Nos quedan un buen puñado de momentos imborrables: el cabezazo de Barcelona, también el de Lisboa, nos queda ese gesto de raza uruguaya imperecedero, el día del Athletic que trajo el recuerdo de Arteche, la sangre, real y figurada. Nos queda aquella vieja sensación de seguridad, de impenetrabilidad, el confort de sentirse siempre en la seguridad del hogar.
Nos queda el gesto contrariado de la incomprensión y después el trabajo callado, el esfuerzo innegociable. Nos quedan sus galopadas por la derecha, el ir comprando poco a poco la propiedad de aquel carril, sin alharacas, en silencio, convenciendo sin palabras. Nos quedan muchos centros, pero sobre todo aquél atrás de Stamford Bridge, nos queda la alegría desbordada del penalti al PSV y la tristeza infinita del penalti en Milán. Nos quedará esa pena en el alma para siempre.
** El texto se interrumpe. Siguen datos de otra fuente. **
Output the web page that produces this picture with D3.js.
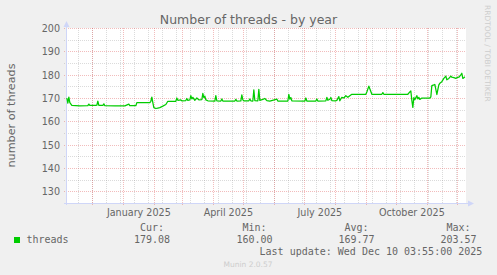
<!DOCTYPE html>
<html>
<head>
<meta charset="utf-8">
<script src="https://cdn.jsdelivr.net/npm/d3@7"></script>
<style>
  body { margin: 0; background: #F0F0F0; }
  svg { display: block; }
  text { font-family: "DejaVu Sans", sans-serif; fill: #666; }
  .mono { font-family: "DejaVu Sans Mono", monospace; }
</style>
</head>
<body>
<svg id="chart" width="497" height="275"></svg>
<script>
// daily averages
var days = [
  "2024-11-06","2024-11-07","2024-11-08","2024-11-09","2024-11-11","2024-11-19","2024-11-27","2024-11-28","2024-11-29",
  "2024-12-05","2024-12-06","2024-12-07","2024-12-08","2024-12-12","2024-12-13","2024-12-14","2024-12-24",
  "2025-01-03","2025-01-07","2025-01-08","2025-01-14","2025-01-15","2025-01-28","2025-01-29","2025-01-30","2025-01-31",
  "2025-02-01","2025-02-03","2025-02-05","2025-02-07","2025-02-10","2025-02-13","2025-02-15","2025-02-23","2025-02-24","2025-02-25","2025-02-28",
  "2025-03-01","2025-03-05","2025-03-06","2025-03-07","2025-03-09","2025-03-10","2025-03-11","2025-03-12","2025-03-14","2025-03-16","2025-03-18","2025-03-21","2025-03-22","2025-03-23","2025-03-24","2025-03-25","2025-03-27",
  "2025-04-03","2025-04-04","2025-04-05","2025-04-09","2025-04-10","2025-04-11","2025-04-23","2025-04-24","2025-04-25","2025-04-29","2025-04-30",
  "2025-05-01","2025-05-02","2025-05-07","2025-05-08","2025-05-09","2025-05-11","2025-05-12","2025-05-13","2025-05-16","2025-05-17","2025-05-18","2025-05-21","2025-05-23","2025-05-25","2025-05-28",
  "2025-06-04","2025-06-05","2025-06-15","2025-06-16","2025-06-17","2025-06-18","2025-06-19",
  "2025-07-02","2025-07-03","2025-07-04","2025-07-13","2025-07-14","2025-07-15","2025-07-23","2025-07-24","2025-07-25","2025-07-27","2025-07-28","2025-07-29",
  "2025-08-02","2025-08-03","2025-08-05","2025-08-06","2025-08-08","2025-08-10","2025-08-12","2025-08-14","2025-08-16","2025-08-18",
  "2025-09-01","2025-09-02","2025-09-04","2025-09-06","2025-09-07","2025-09-17","2025-09-18","2025-09-19",
  "2025-10-13","2025-10-15","2025-10-16","2025-10-17","2025-10-18","2025-10-19","2025-10-20","2025-10-22","2025-10-23","2025-10-24","2025-10-25","2025-10-27",
  "2025-11-04","2025-11-05","2025-11-06","2025-11-08","2025-11-09","2025-11-11","2025-11-13","2025-11-14","2025-11-16","2025-11-18","2025-11-20","2025-11-21","2025-11-23","2025-11-25","2025-11-26","2025-11-28","2025-11-30",
  "2025-12-01","2025-12-03","2025-12-05","2025-12-06","2025-12-07","2025-12-08","2025-12-09"
];
var threads = [
  170.0,167.8,170.4,168.0,166.8,166.6,166.7,167.4,166.8,
  166.8,166.9,168.7,166.8,166.8,167.5,166.7,166.6,
  166.6,167.4,166.7,166.7,168.0,168.0,168.6,170.4,168.0,
  165.9,165.5,165.7,165.9,166.5,167.2,168.6,168.6,170.0,169.0,169.2,
  168.8,168.9,169.8,169.0,169.2,171.0,169.6,170.3,169.0,170.0,169.2,169.3,172.0,170.2,170.8,169.2,168.8,
  168.7,171.0,168.8,168.7,169.6,168.7,168.7,169.4,168.7,168.8,171.3,
  169.2,168.8,168.8,169.6,168.8,168.7,173.5,168.9,168.8,173.7,169.0,169.4,169.8,168.9,168.7,
  169.5,168.7,168.7,171.6,169.5,170.2,168.8,
  168.7,170.0,168.7,168.7,169.6,168.7,168.8,170.3,169.0,169.5,170.2,168.9,
  168.8,169.0,170.6,168.8,170.3,170.0,171.0,170.3,171.0,171.6,
  171.6,172.6,175.1,172.8,171.6,171.6,172.3,171.6,
  171.6,172.6,173.0,169.0,166.0,170.2,169.3,171.0,169.6,170.3,169.4,170.0,
  170.0,170.5,175.3,175.6,175.8,171.5,175.6,176.3,177.0,178.4,179.4,177.8,178.4,179.4,178.9,178.7,178.4,
  178.7,178.9,179.9,180.6,178.4,178.7,179.1
];

var yTicks = [130, 140, 150, 160, 170, 180, 190, 200];
var monthLabels = ["January 2025", "April 2025", "July 2025", "October 2025"];
var labelMonths = ["2025-01", "2025-04", "2025-07", "2025-10"];
var statNames = ["Cur:", "Min:", "Avg:", "Max:"];
var statValues = ["179.08", "160.00", "169.77", "203.57"];
var seriesName = "threads";
var lastUpdate = "Last update: Wed Dec 10 03:55:00 2025";

var parseDay = d3.timeParse("%Y-%m-%d");
var parseMonth = d3.timeParse("%Y-%m");
var data = days.map(function(d, i) { return { t: parseDay(d), v: threads[i] }; });

var start = new Date(2024, 10, 5, 3, 55);
var end = new Date(2025, 11, 10, 3, 55);

var pL = 66, pR = 466, pT = 28, pB = 203;
var svg = d3.select("#chart");

var x = d3.scaleTime().domain([start, end]).range([pL, pR]);
var y = d3.scaleLinear().domain([125, 200]).range([pB, pT]);

var minorCol = "rgba(143,143,143,0.32)";
var majorCol = "rgba(222,79,79,0.38)";
var axisCol = "#CFD6F8";

// canvas
svg.append("rect").attr("x", pL).attr("y", pT)
  .attr("width", pR - pL).attr("height", pB - pT).attr("fill", "#fff");

// grid
var yMinor = d3.range(125, 201, 5).filter(function(v) { return v % 10 != 0; });
var anchor = new Date(2024, 10, 17);
var xMinor = d3.timeDay.range(start, end).filter(function(d) {
  return d3.timeDay.count(anchor, d) % 14 == 0;
});
var xMajor = d3.timeMonth.range(start, end);

var grid = svg.append("g").attr("shape-rendering", "crispEdges");
grid.selectAll(".hmin").data(yMinor).enter().append("line")
  .attr("x1", pL - 2).attr("x2", pR)
  .attr("y1", function(d) { return Math.round(y(d)) + 0.5; })
  .attr("y2", function(d) { return Math.round(y(d)) + 0.5; })
  .attr("stroke", minorCol).attr("stroke-dasharray", "1,1");
grid.selectAll(".vmin").data(xMinor).enter().append("line")
  .attr("y1", pT).attr("y2", pB)
  .attr("x1", function(d) { return Math.round(x(d)) + 0.5; })
  .attr("x2", function(d) { return Math.round(x(d)) + 0.5; })
  .attr("stroke", minorCol).attr("stroke-dasharray", "1,1");
grid.selectAll(".hmaj").data(yTicks).enter().append("line")
  .attr("x1", pL - 2).attr("x2", pR)
  .attr("y1", function(d) { return Math.round(y(d)) + 0.5; })
  .attr("y2", function(d) { return Math.round(y(d)) + 0.5; })
  .attr("stroke", majorCol).attr("stroke-dasharray", "1,1");
grid.selectAll(".vmaj").data(xMajor).enter().append("line")
  .attr("y1", pT).attr("y2", pB + 3)
  .attr("x1", function(d) { return Math.round(x(d)) + 0.5; })
  .attr("x2", function(d) { return Math.round(x(d)) + 0.5; })
  .attr("stroke", majorCol).attr("stroke-dasharray", "1,1");

// axes lines + arrows
svg.append("line").attr("x1", pL + 0.5).attr("x2", pL + 0.5)
  .attr("y1", pB + 2).attr("y2", pT - 2).attr("stroke", axisCol);
svg.append("line").attr("x1", pL - 2).attr("x2", pR + 2)
  .attr("y1", pB + 0.5).attr("y2", pB + 0.5).attr("stroke", axisCol);
svg.append("path").attr("d", "M63.5,27 L66.5,21 L69.5,27 Z").attr("fill", axisCol);
svg.append("path").attr("d", "M468,200.5 L474,203.5 L468,206.5 Z").attr("fill", axisCol);

// data line
var line = d3.line().x(function(d) { return x(d.t); }).y(function(d) { return y(d.v); });
svg.append("path").datum(data).attr("d", line)
  .attr("fill", "none").attr("stroke", "#00CC00").attr("stroke-width", 1.25)
  .attr("stroke-linejoin", "round");

// y axis labels
var yAxis = d3.axisLeft(y).tickValues(yTicks).tickSize(0).tickPadding(6);
var gy = svg.append("g").attr("transform", "translate(" + pL + ",0)").call(yAxis);
gy.select(".domain").remove();
gy.selectAll("text").attr("font-size", "9.6px").attr("fill", "#666")
  .attr("font-family", "DejaVu Sans").attr("dy", "0.36em");

// x axis labels, centred in their month
var mids = labelMonths.map(function(m) {
  var a = parseMonth(m), b = d3.timeMonth.offset(a, 1);
  return new Date((a.getTime() + b.getTime()) / 2);
});
var xAxis = d3.axisBottom(x).tickValues(mids)
  .tickFormat(function(d, i) { return monthLabels[i]; }).tickSize(0).tickPadding(0);
var gx = svg.append("g").attr("transform", "translate(0," + pB + ")").call(xAxis);
gx.select(".domain").remove();
gx.selectAll("text").attr("font-size", "9.6px").attr("fill", "#666")
  .attr("font-family", "DejaVu Sans").attr("dy", null).attr("y", 12.5);

// title and labels
svg.append("text").attr("x", 248.5).attr("y", 24).attr("text-anchor", "middle")
  .attr("font-size", "12.5px").text("Number of threads - by year");
svg.append("text").attr("transform", "translate(15," + ((pT + pB) / 2) + ") rotate(-90)")
  .attr("text-anchor", "middle").attr("font-size", "11.2px").text("number of threads");
svg.append("text").attr("transform", "translate(485,5) rotate(90)")
  .attr("font-size", "7.5px").style("fill", "#cdcdcd").text("RRDTOOL / TOBI OETIKER");
svg.append("text").attr("x", 248).attr("y", 266.5).attr("text-anchor", "middle")
  .attr("font-size", "7.5px").style("fill", "#cdcdcd").text("Munin 2.0.57");

// legend
svg.append("rect").attr("x", 14).attr("y", 237).attr("width", 6).attr("height", 6).attr("fill", "#00CC00");
svg.append("text").attr("class", "mono").attr("x", 26.5).attr("y", 242.7)
  .attr("font-size", "10px").text(seriesName);
var colEnd = [170, 272.5, 374.5, 476.5];
statNames.forEach(function(s, i) {
  svg.append("text").attr("class", "mono").attr("x", colEnd[i] - 6).attr("y", 231)
    .attr("text-anchor", "end").attr("font-size", "10px").text(s);
  svg.append("text").attr("class", "mono").attr("x", colEnd[i]).attr("y", 242.7)
    .attr("text-anchor", "end").attr("font-size", "10px").text(statValues[i]);
});
svg.append("text").attr("class", "mono").attr("x", 482.3).attr("y", 254.5)
  .attr("text-anchor", "end").attr("font-size", "10px").text(lastUpdate);
</script>
</body>
</html>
Nos queda el ejemplo, la dignidad, la alegría, unas cuantas líneas para escribir la historia, saber quiénes somos al recordarlos a ellos, nos queda el verdadero valor. Decía Atticus Finch en “Matar a un ruiseñor” que el verdadero valor no lo encarna un hombre con una pistola, no un equipo con todos los recursos, los verdaderos valientes son aquellos que, sabiendo que la batalla está perdida de antemano, lo intentan a pesar de todo y luchan hasta el final, pase lo que pase. Estos vencen raras veces, pero alguna vez vencen. Los verdaderos valientes somos nosotros. Eso nos queda.